§ Requirements:
Return all of the data exactly, with nothing left out but the pictures.

§ Source data:
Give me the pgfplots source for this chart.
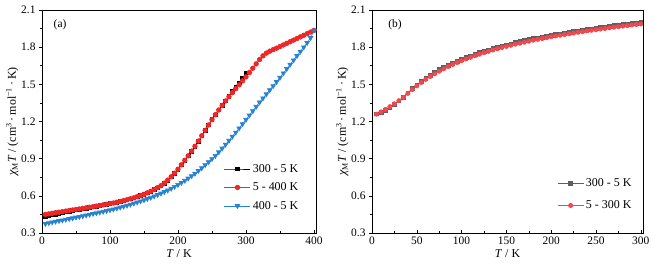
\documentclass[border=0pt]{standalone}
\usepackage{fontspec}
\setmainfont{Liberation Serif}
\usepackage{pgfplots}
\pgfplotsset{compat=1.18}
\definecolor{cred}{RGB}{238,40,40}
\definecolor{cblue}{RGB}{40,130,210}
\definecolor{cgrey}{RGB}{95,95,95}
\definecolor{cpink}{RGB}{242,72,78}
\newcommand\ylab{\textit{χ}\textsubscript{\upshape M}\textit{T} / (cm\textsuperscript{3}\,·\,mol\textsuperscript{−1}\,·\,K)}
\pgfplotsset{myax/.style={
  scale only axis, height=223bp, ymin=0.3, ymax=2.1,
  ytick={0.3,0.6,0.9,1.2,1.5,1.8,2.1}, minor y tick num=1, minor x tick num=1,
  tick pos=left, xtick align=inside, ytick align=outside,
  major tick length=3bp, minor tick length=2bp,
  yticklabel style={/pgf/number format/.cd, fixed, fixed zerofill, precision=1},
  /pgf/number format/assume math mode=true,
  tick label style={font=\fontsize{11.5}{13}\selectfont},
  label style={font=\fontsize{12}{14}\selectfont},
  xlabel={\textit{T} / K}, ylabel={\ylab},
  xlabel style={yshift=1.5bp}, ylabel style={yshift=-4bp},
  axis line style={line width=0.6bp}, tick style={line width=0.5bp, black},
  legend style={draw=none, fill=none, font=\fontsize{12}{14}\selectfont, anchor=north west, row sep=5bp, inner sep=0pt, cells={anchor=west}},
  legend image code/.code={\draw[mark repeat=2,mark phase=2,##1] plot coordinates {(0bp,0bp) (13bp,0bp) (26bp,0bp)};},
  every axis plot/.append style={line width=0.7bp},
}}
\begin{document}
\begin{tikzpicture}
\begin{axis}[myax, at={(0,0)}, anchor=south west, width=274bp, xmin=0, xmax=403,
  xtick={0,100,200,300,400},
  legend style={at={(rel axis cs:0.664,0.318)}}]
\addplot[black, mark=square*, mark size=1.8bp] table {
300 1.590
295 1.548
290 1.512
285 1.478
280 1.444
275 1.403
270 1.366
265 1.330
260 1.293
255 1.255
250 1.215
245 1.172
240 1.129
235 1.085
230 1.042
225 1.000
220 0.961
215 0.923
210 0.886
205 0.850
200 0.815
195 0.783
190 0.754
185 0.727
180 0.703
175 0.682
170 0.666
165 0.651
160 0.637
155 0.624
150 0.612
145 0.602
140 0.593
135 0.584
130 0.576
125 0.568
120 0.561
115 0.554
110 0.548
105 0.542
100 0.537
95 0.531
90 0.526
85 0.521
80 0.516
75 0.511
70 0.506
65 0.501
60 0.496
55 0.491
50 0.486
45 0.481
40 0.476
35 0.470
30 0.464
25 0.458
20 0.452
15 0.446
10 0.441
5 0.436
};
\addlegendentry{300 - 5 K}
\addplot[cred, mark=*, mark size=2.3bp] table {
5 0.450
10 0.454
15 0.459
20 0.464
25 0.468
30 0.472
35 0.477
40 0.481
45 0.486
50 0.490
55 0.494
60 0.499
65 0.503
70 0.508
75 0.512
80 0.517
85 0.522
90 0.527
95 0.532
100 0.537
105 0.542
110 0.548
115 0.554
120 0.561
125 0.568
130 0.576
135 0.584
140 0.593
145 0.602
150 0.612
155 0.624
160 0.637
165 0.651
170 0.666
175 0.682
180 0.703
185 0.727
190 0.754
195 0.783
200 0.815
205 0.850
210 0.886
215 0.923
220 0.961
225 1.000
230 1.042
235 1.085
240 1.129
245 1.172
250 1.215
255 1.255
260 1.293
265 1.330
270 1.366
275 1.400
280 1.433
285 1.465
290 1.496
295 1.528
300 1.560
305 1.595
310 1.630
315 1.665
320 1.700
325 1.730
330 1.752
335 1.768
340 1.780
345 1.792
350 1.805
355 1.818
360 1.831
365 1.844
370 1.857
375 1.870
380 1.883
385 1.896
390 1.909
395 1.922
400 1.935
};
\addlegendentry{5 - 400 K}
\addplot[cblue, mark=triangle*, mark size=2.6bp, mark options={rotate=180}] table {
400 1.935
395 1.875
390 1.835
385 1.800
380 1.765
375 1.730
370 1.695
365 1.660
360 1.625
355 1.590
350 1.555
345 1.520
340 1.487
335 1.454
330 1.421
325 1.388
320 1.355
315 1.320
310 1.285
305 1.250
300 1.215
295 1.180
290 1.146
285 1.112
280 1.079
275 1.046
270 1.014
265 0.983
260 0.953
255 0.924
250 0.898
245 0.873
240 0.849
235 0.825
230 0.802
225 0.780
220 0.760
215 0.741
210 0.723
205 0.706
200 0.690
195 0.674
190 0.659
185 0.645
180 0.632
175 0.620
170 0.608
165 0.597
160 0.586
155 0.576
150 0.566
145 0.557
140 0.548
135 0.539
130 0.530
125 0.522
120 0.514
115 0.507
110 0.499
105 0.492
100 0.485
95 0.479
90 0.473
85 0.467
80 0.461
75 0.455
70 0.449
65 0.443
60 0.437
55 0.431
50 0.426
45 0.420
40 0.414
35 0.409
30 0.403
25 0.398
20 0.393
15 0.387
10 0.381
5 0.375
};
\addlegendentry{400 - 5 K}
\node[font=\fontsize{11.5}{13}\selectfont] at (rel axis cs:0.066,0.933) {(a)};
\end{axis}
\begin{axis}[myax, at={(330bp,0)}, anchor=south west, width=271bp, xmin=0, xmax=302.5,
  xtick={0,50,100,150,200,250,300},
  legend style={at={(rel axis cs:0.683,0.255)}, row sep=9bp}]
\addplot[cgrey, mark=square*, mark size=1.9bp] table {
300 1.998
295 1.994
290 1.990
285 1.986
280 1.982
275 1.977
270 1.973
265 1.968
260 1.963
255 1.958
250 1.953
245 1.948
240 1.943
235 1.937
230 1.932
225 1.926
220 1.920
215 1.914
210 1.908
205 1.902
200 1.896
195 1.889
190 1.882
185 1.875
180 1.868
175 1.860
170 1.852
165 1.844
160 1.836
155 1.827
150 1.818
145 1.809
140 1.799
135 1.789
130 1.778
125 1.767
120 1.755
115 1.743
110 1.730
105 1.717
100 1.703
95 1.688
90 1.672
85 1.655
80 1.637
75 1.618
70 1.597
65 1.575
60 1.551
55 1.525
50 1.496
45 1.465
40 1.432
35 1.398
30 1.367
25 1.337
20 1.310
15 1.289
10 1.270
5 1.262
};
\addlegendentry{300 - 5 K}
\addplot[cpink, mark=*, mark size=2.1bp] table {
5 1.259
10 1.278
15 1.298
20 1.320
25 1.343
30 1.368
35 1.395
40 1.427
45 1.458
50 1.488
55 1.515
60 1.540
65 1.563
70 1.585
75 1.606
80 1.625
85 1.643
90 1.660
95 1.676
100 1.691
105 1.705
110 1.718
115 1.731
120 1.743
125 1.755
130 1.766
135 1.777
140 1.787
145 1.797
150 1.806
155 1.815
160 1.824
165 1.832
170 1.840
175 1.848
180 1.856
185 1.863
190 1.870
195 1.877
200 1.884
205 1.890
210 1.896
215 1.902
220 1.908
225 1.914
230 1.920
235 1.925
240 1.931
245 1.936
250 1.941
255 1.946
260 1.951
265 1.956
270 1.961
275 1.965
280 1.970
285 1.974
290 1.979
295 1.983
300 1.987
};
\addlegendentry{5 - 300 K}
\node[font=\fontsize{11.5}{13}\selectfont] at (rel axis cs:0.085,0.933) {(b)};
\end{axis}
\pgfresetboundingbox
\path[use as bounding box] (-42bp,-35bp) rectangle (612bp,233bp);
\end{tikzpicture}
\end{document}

§ Solved problem:
Give me the pgfplots source for this chart.
\documentclass[border=0pt]{standalone}
\usepackage{fontspec}
\setmainfont{Liberation Serif}
\usepackage{pgfplots}
\pgfplotsset{compat=1.18}
\definecolor{cred}{RGB}{238,40,40}
\definecolor{cblue}{RGB}{40,130,210}
\definecolor{cgrey}{RGB}{95,95,95}
\definecolor{cpink}{RGB}{242,72,78}
\newcommand\ylab{\textit{χ}\textsubscript{\upshape M}\textit{T} / (cm\textsuperscript{3}\,·\,mol\textsuperscript{−1}\,·\,K)}
\pgfplotsset{myax/.style={
  scale only axis, height=223bp, ymin=0.3, ymax=2.1,
  ytick={0.3,0.6,0.9,1.2,1.5,1.8,2.1}, minor y tick num=1, minor x tick num=1,
  tick pos=left, xtick align=inside, ytick align=outside,
  major tick length=3bp, minor tick length=2bp,
  yticklabel style={/pgf/number format/.cd, fixed, fixed zerofill, precision=1},
  /pgf/number format/assume math mode=true,
  tick label style={font=\fontsize{11.5}{13}\selectfont},
  label style={font=\fontsize{12}{14}\selectfont},
  xlabel={\textit{T} / K}, ylabel={\ylab},
  xlabel style={yshift=1.5bp}, ylabel style={yshift=-4bp},
  axis line style={line width=0.6bp}, tick style={line width=0.5bp, black},
  legend style={draw=none, fill=none, font=\fontsize{12}{14}\selectfont, anchor=north west, row sep=5bp, inner sep=0pt, cells={anchor=west}},
  legend image code/.code={\draw[mark repeat=2,mark phase=2,##1] plot coordinates {(0bp,0bp) (13bp,0bp) (26bp,0bp)};},
  every axis plot/.append style={line width=0.7bp},
}}
\begin{document}
\begin{tikzpicture}
\begin{axis}[myax, at={(0,0)}, anchor=south west, width=274bp, xmin=0, xmax=403,
  xtick={0,100,200,300,400},
  legend style={at={(rel axis cs:0.664,0.318)}}]
\addplot[black, mark=square*, mark size=1.8bp] table {
300 1.590
295 1.548
290 1.512
285 1.478
280 1.444
275 1.403
270 1.366
265 1.330
260 1.293
255 1.255
250 1.215
245 1.172
240 1.129
235 1.085
230 1.042
225 1.000
220 0.961
215 0.923
210 0.886
205 0.850
200 0.815
195 0.783
190 0.754
185 0.727
180 0.703
175 0.682
170 0.666
165 0.651
160 0.637
155 0.624
150 0.612
145 0.602
140 0.593
135 0.584
130 0.576
125 0.568
120 0.561
115 0.554
110 0.548
105 0.542
100 0.537
95 0.531
90 0.526
85 0.521
80 0.516
75 0.511
70 0.506
65 0.501
60 0.496
55 0.491
50 0.486
45 0.481
40 0.476
35 0.470
30 0.464
25 0.458
20 0.452
15 0.446
10 0.441
5 0.436
};
\addlegendentry{300 - 5 K}
\addplot[cred, mark=*, mark size=2.3bp] table {
5 0.450
10 0.454
15 0.459
20 0.464
25 0.468
30 0.472
35 0.477
40 0.481
45 0.486
50 0.490
55 0.494
60 0.499
65 0.503
70 0.508
75 0.512
80 0.517
85 0.522
90 0.527
95 0.532
100 0.537
105 0.542
110 0.548
115 0.554
120 0.561
125 0.568
130 0.576
135 0.584
140 0.593
145 0.602
150 0.612
155 0.624
160 0.637
165 0.651
170 0.666
175 0.682
180 0.703
185 0.727
190 0.754
195 0.783
200 0.815
205 0.850
210 0.886
215 0.923
220 0.961
225 1.000
230 1.042
235 1.085
240 1.129
245 1.172
250 1.215
255 1.255
260 1.293
265 1.330
270 1.366
275 1.400
280 1.433
285 1.465
290 1.496
295 1.528
300 1.560
305 1.595
310 1.630
315 1.665
320 1.700
325 1.730
330 1.752
335 1.768
340 1.780
345 1.792
350 1.805
355 1.818
360 1.831
365 1.844
370 1.857
375 1.870
380 1.883
385 1.896
390 1.909
395 1.922
400 1.935
};
\addlegendentry{5 - 400 K}
\addplot[cblue, mark=triangle*, mark size=2.6bp, mark options={rotate=180}] table {
400 1.935
395 1.875
390 1.835
385 1.800
380 1.765
375 1.730
370 1.695
365 1.660
360 1.625
355 1.590
350 1.555
345 1.520
340 1.487
335 1.454
330 1.421
325 1.388
320 1.355
315 1.320
310 1.285
305 1.250
300 1.215
295 1.180
290 1.146
285 1.112
280 1.079
275 1.046
270 1.014
265 0.983
260 0.953
255 0.924
250 0.898
245 0.873
240 0.849
235 0.825
230 0.802
225 0.780
220 0.760
215 0.741
210 0.723
205 0.706
200 0.690
195 0.674
190 0.659
185 0.645
180 0.632
175 0.620
170 0.608
165 0.597
160 0.586
155 0.576
150 0.566
145 0.557
140 0.548
135 0.539
130 0.530
125 0.522
120 0.514
115 0.507
110 0.499
105 0.492
100 0.485
95 0.479
90 0.473
85 0.467
80 0.461
75 0.455
70 0.449
65 0.443
60 0.437
55 0.431
50 0.426
45 0.420
40 0.414
35 0.409
30 0.403
25 0.398
20 0.393
15 0.387
10 0.381
5 0.375
};
\addlegendentry{400 - 5 K}
\node[font=\fontsize{11.5}{13}\selectfont] at (rel axis cs:0.066,0.933) {(a)};
\end{axis}
\begin{axis}[myax, at={(330bp,0)}, anchor=south west, width=271bp, xmin=0, xmax=302.5,
  xtick={0,50,100,150,200,250,300},
  legend style={at={(rel axis cs:0.683,0.255)}, row sep=9bp}]
\addplot[cgrey, mark=square*, mark size=1.9bp] table {
300 1.998
295 1.994
290 1.990
285 1.986
280 1.982
275 1.977
270 1.973
265 1.968
260 1.963
255 1.958
250 1.953
245 1.948
240 1.943
235 1.937
230 1.932
225 1.926
220 1.920
215 1.914
210 1.908
205 1.902
200 1.896
195 1.889
190 1.882
185 1.875
180 1.868
175 1.860
170 1.852
165 1.844
160 1.836
155 1.827
150 1.818
145 1.809
140 1.799
135 1.789
130 1.778
125 1.767
120 1.755
115 1.743
110 1.730
105 1.717
100 1.703
95 1.688
90 1.672
85 1.655
80 1.637
75 1.618
70 1.597
65 1.575
60 1.551
55 1.525
50 1.496
45 1.465
40 1.432
35 1.398
30 1.367
25 1.337
20 1.310
15 1.289
10 1.270
5 1.262
};
\addlegendentry{300 - 5 K}
\addplot[cpink, mark=*, mark size=2.1bp] table {
5 1.259
10 1.278
15 1.298
20 1.320
25 1.343
30 1.368
35 1.395
40 1.427
45 1.458
50 1.488
55 1.515
60 1.540
65 1.563
70 1.585
75 1.606
80 1.625
85 1.643
90 1.660
95 1.676
100 1.691
105 1.705
110 1.718
115 1.731
120 1.743
125 1.755
130 1.766
135 1.777
140 1.787
145 1.797
150 1.806
155 1.815
160 1.824
165 1.832
170 1.840
175 1.848
180 1.856
185 1.863
190 1.870
195 1.877
200 1.884
205 1.890
210 1.896
215 1.902
220 1.908
225 1.914
230 1.920
235 1.925
240 1.931
245 1.936
250 1.941
255 1.946
260 1.951
265 1.956
270 1.961
275 1.965
280 1.970
285 1.974
290 1.979
295 1.983
300 1.987
};
\addlegendentry{5 - 300 K}
\node[font=\fontsize{11.5}{13}\selectfont] at (rel axis cs:0.085,0.933) {(b)};
\end{axis}
\pgfresetboundingbox
\path[use as bounding box] (-42bp,-35bp) rectangle (612bp,233bp);
\end{tikzpicture}
\end{document}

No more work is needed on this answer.